New progress in immunobiology and transplantation research
- Xian C. Li1
© Author 2014
Published: 26 January 2014
In this special issue of Burns & Trauma, we focus on transplant immunology, highlighting the pressing issues in the field and emerging strategies in resolving these issues, especially in the area of tolerance induction. The ultimate goal is to achieve transplant tolerance, a state of stable transplant survival without lifelong immunosuppression.

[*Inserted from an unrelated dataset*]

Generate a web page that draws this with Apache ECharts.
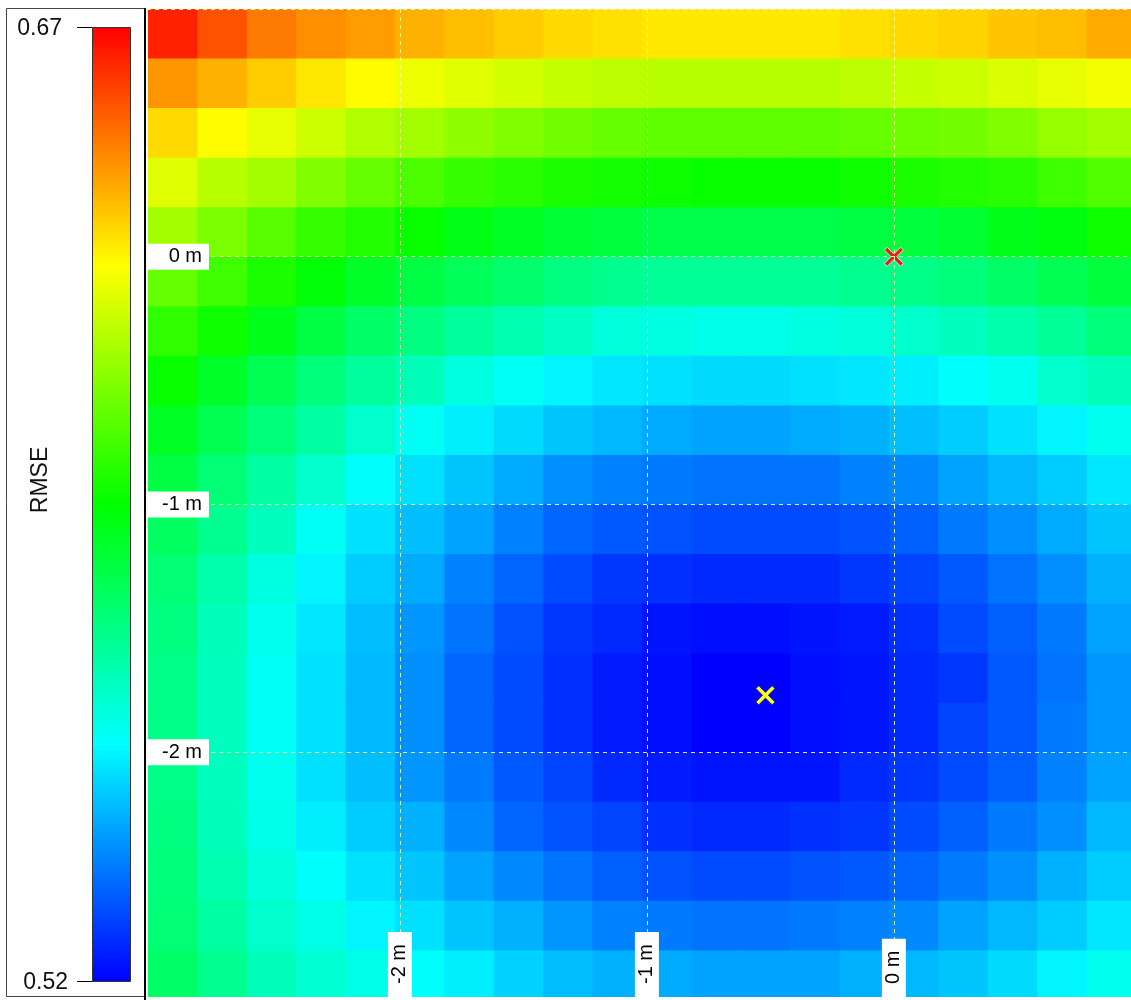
<!DOCTYPE html>
<html>
<head>
<meta charset="utf-8">
<title>RMSE map</title>
<script src="https://cdn.jsdelivr.net/npm/echarts@6/dist/echarts.min.js"></script>
<style>
  html, body { margin: 0; padding: 0; background: #fff; }
  #chart { width: 1131px; height: 1000px; }
</style>
</head>
<body>
<div id="chart"></div>
<script>
// sample points of the RMSE map (metres)
const xCenters = [-2.92, -2.72, -2.52, -2.32, -2.12, -1.92, -1.72, -1.52, -1.32, -1.12,
  -0.92, -0.72, -0.52, -0.32, -0.12, 0.08, 0.28, 0.48, 0.68, 0.88];
const yCenters = [0.9, 0.7, 0.5, 0.3, 0.1, -0.1, -0.3, -0.5, -0.7, -0.9,
  -1.1, -1.3, -1.5, -1.7, -1.9, -2.1, -2.3, -2.5, -2.7, -2.9];

// one row per yCenters entry, one value per xCenters entry
const rmseRows = [
  [0.665, 0.658, 0.652, 0.649, 0.647, 0.644, 0.642, 0.640, 0.638, 0.637, 0.636, 0.636, 0.636, 0.636, 0.637, 0.638, 0.639, 0.641, 0.642, 0.645],
  [0.648, 0.644, 0.640, 0.636, 0.633, 0.630, 0.628, 0.626, 0.624, 0.623, 0.622, 0.622, 0.622, 0.622, 0.623, 0.624, 0.625, 0.627, 0.629, 0.631],
  [0.638, 0.633, 0.629, 0.625, 0.621, 0.619, 0.616, 0.614, 0.612, 0.610, 0.609, 0.609, 0.609, 0.609, 0.610, 0.611, 0.612, 0.614, 0.617, 0.619],
  [0.628, 0.622, 0.619, 0.614, 0.610, 0.606, 0.603, 0.601, 0.599, 0.598, 0.597, 0.596, 0.596, 0.596, 0.597, 0.599, 0.600, 0.601, 0.604, 0.607],
  [0.619, 0.613, 0.608, 0.603, 0.600, 0.596, 0.592, 0.590, 0.587, 0.586, 0.584, 0.584, 0.584, 0.584, 0.585, 0.586, 0.588, 0.591, 0.593, 0.597],
  [0.610, 0.604, 0.599, 0.594, 0.589, 0.585, 0.582, 0.579, 0.576, 0.574, 0.573, 0.573, 0.573, 0.573, 0.574, 0.575, 0.577, 0.580, 0.583, 0.586],
  [0.602, 0.597, 0.591, 0.585, 0.580, 0.576, 0.572, 0.569, 0.566, 0.563, 0.562, 0.561, 0.561, 0.562, 0.563, 0.565, 0.567, 0.570, 0.573, 0.577],
  [0.596, 0.589, 0.583, 0.577, 0.572, 0.568, 0.562, 0.559, 0.556, 0.554, 0.553, 0.552, 0.552, 0.553, 0.554, 0.555, 0.558, 0.560, 0.565, 0.568],
  [0.590, 0.583, 0.577, 0.571, 0.565, 0.559, 0.555, 0.552, 0.549, 0.547, 0.545, 0.544, 0.544, 0.545, 0.546, 0.548, 0.550, 0.553, 0.556, 0.560],
  [0.585, 0.578, 0.571, 0.565, 0.558, 0.553, 0.549, 0.545, 0.541, 0.539, 0.538, 0.537, 0.537, 0.537, 0.539, 0.540, 0.544, 0.547, 0.550, 0.554],
  [0.581, 0.574, 0.567, 0.559, 0.553, 0.548, 0.544, 0.539, 0.535, 0.533, 0.532, 0.531, 0.531, 0.531, 0.532, 0.534, 0.538, 0.541, 0.545, 0.549],
  [0.578, 0.570, 0.562, 0.556, 0.550, 0.545, 0.539, 0.535, 0.531, 0.528, 0.527, 0.526, 0.526, 0.526, 0.528, 0.530, 0.533, 0.537, 0.541, 0.546],
  [0.576, 0.568, 0.560, 0.554, 0.548, 0.542, 0.537, 0.532, 0.528, 0.526, 0.523, 0.522, 0.522, 0.523, 0.524, 0.527, 0.531, 0.534, 0.538, 0.544],
  [0.575, 0.567, 0.559, 0.553, 0.547, 0.541, 0.535, 0.531, 0.527, 0.524, 0.522, 0.520, 0.520, 0.522, 0.523, 0.526, 0.528, 0.533, 0.537, 0.542],
  [0.575, 0.567, 0.559, 0.553, 0.547, 0.541, 0.535, 0.531, 0.527, 0.524, 0.522, 0.520, 0.520, 0.522, 0.523, 0.526, 0.530, 0.533, 0.538, 0.542],
  [0.575, 0.567, 0.560, 0.553, 0.548, 0.542, 0.538, 0.533, 0.530, 0.526, 0.524, 0.523, 0.523, 0.523, 0.526, 0.528, 0.531, 0.534, 0.539, 0.544],
  [0.576, 0.568, 0.561, 0.555, 0.550, 0.546, 0.540, 0.535, 0.532, 0.530, 0.527, 0.526, 0.526, 0.527, 0.528, 0.531, 0.534, 0.538, 0.541, 0.547],
  [0.577, 0.569, 0.563, 0.558, 0.553, 0.549, 0.544, 0.540, 0.537, 0.534, 0.532, 0.531, 0.531, 0.532, 0.533, 0.535, 0.538, 0.541, 0.546, 0.550],
  [0.578, 0.571, 0.565, 0.561, 0.556, 0.553, 0.549, 0.546, 0.542, 0.539, 0.538, 0.537, 0.537, 0.538, 0.539, 0.540, 0.544, 0.547, 0.550, 0.554],
  [0.580, 0.574, 0.568, 0.564, 0.561, 0.558, 0.555, 0.551, 0.548, 0.546, 0.545, 0.544, 0.544, 0.544, 0.546, 0.547, 0.549, 0.552, 0.556, 0.560],
];

const rmseMin = 0.52;
const rmseMax = 0.67;

const bestPoint = [-0.52, -1.77];   // yellow cross
const refPoint = [0, 0];            // red cross

const xTicks = [-2, -1, 0];
const yTicks = [0, -1, -2];
const gridX = [-2, -1, 0];
const gridY = [1, 0, -1, -2];

const FONT = "'Liberation Sans', Arial, sans-serif";
const HALF = 0.1; // half cell size in metres

const cells = [];
yCenters.forEach((y, i) => {
  xCenters.forEach((x, j) => {
    cells.push([x, y, rmseRows[i][j]]);
  });
});

function renderCell(params, api) {
  const x = api.value(0);
  const y = api.value(1);
  const p0 = api.coord([x - HALF, y + HALF]);
  const p1 = api.coord([x + HALF, y - HALF]);
  const shape = echarts.graphic.clipRectByRect(
    { x: p0[0], y: p0[1], width: p1[0] - p0[0] + 1, height: p1[1] - p0[1] + 1 },
    { x: params.coordSys.x, y: params.coordSys.y, width: params.coordSys.width, height: params.coordSys.height }
  );
  return shape && { type: 'rect', shape: shape, style: { fill: api.visual('color') } };
}

const cross = 'path://M0,3 L3,0 L10,7 L17,0 L20,3 L13,10 L20,17 L17,20 L10,13 L3,20 L0,17 L7,10 Z';

const chart = echarts.init(document.getElementById('chart'), null, { renderer: 'canvas' });

const option = {
  animation: false,
  backgroundColor: '#fff',
  textStyle: { fontFamily: FONT },
  grid: { left: 147, top: 8, width: 984, height: 992 },
  xAxis: {
    type: 'value',
    min: -3.024,
    max: 0.96,
    z: 10,
    axisLine: { show: false },
    axisTick: { show: false },
    splitLine: { show: false },
    axisLabel: {
      customValues: xTicks,
      inside: true,
      rotate: 90,
      margin: 0,
      formatter: (v) => '{t|' + v + ' m}',
      rich: {
        t: { fontFamily: FONT, fontSize: 20, color: '#000', backgroundColor: '#fff', padding: [2, 12, 2, 13], lineHeight: 20 },
      },
    },
  },
  yAxis: {
    type: 'value',
    min: -2.988,
    max: 1.004,
    z: 10,
    axisLine: { show: false },
    axisTick: { show: false },
    splitLine: { show: false },
    axisLabel: {
      customValues: yTicks,
      inside: true,
      margin: 1,
      formatter: (v) => '{t|' + v + ' m}',
      rich: {
        t: { fontFamily: FONT, fontSize: 20, color: '#000', backgroundColor: '#fff', width: 47, align: 'right', padding: [3, 7, 3, 7], lineHeight: 20 },
      },
    },
  },
  visualMap: {
    type: 'continuous',
    min: rmseMin,
    max: rmseMax,
    dimension: 2,
    seriesIndex: 0,
    left: 92,
    top: 27,
    padding: 0,
    itemWidth: 39,
    itemHeight: 955,
    calculable: false,
    hoverLink: false,
    text: null,
    showLabel: false,
    inRange: { color: ['#0000ff', '#00ffff', '#00ff00', '#ffff00', '#ff0000'] },
  },
  graphic: [
    { type: 'rect', silent: true, z: 100, shape: { x: 6.5, y: 8.5, width: 138, height: 988 }, style: { fill: 'none', stroke: '#444', lineWidth: 1 } },
    { type: 'line', silent: true, z: 100, shape: { x1: 145, y1: 8, x2: 145, y2: 1000 }, style: { stroke: '#000', lineWidth: 2 } },
    { type: 'rect', silent: true, z: 100, shape: { x: 92.5, y: 27.5, width: 38, height: 954 }, style: { fill: 'none', stroke: '#333', lineWidth: 1 } },
    { type: 'line', silent: true, z: 100, shape: { x1: 77, y1: 27.5, x2: 92, y2: 27.5 }, style: { stroke: '#000', lineWidth: 1 } },
    { type: 'line', silent: true, z: 100, shape: { x1: 77, y1: 981.5, x2: 92, y2: 981.5 }, style: { stroke: '#000', lineWidth: 1 } },
    { type: 'text', silent: true, z: 100, x: 62, y: 29, style: { text: rmseMax.toFixed(2), fontFamily: FONT, fontSize: 23, fill: '#111', align: 'right', verticalAlign: 'middle' } },
    { type: 'text', silent: true, z: 100, x: 68, y: 983, style: { text: rmseMin.toFixed(2), fontFamily: FONT, fontSize: 23, fill: '#111', align: 'right', verticalAlign: 'middle' } },
    { type: 'text', silent: true, z: 100, x: 41, y: 480, rotation: Math.PI / 2, style: { text: 'RMSE', fontFamily: FONT, fontSize: 23, fill: '#111', align: 'center', verticalAlign: 'middle' } },
  ],
  series: [
    {
      type: 'custom',
      renderItem: renderCell,
      data: cells,
      encode: { x: 0, y: 1 },
      z: 1,
      silent: true,
    },
    {
      type: 'scatter',
      z: 3,
      silent: true,
      data: [refPoint],
      symbol: cross,
      symbolSize: 19,
      itemStyle: { color: '#dc2424', opacity: 1, borderColor: 'rgba(255,225,225,0.9)', borderWidth: 1 },
      markLine: {
        silent: true,
        symbol: ['none', 'none'],
        label: { show: false },
        lineStyle: { color: 'rgba(255,255,160,0.9)', type: [4, 4], width: 1 },
        data: gridX.map((v) => ({ xAxis: v })).concat(gridY.map((v) => ({ yAxis: v }))),
      },
    },
    {
      type: 'scatter',
      z: 3,
      silent: true,
      data: [bestPoint],
      symbol: cross,
      symbolSize: 19,
      itemStyle: { color: '#ffff1a', opacity: 1, borderColor: '#20208a', borderWidth: 0.8 },
    },
  ],
};

chart.setOption(option);
</script>
</body>
</html>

This topic is a timely one, as solid organ transplantation has clearly come of age, and within a relatively short period of time, transplantation developed from just an exploratory procedure to a preferred treatment of choice for end-stage organ failure. From a clinical perspective, the short-term transplant survival has been excellent now, with 1-year survival greater than 90% for most organ transplants in the clinic. This is mainly due to improvement in immunosuppressive protocols that most effectively control acute rejection. This remarkable accomplishment has resulted in significant advances in many other fronts in clinical medicine, including vascularized composite tissue allotransplantation (VCA) for trauma patients whose injuries are just beyond repair by conventional surgeries. The current experience with hand and face transplantation in the world for those with debilitating and dysfiguring injuries has generated tremendous enthusiasm in that transplantation of multiple different tissues and organs together as a single unit (like a hand) can offer a therapeutic option for some patients that otherwise have no choice of treatment at all.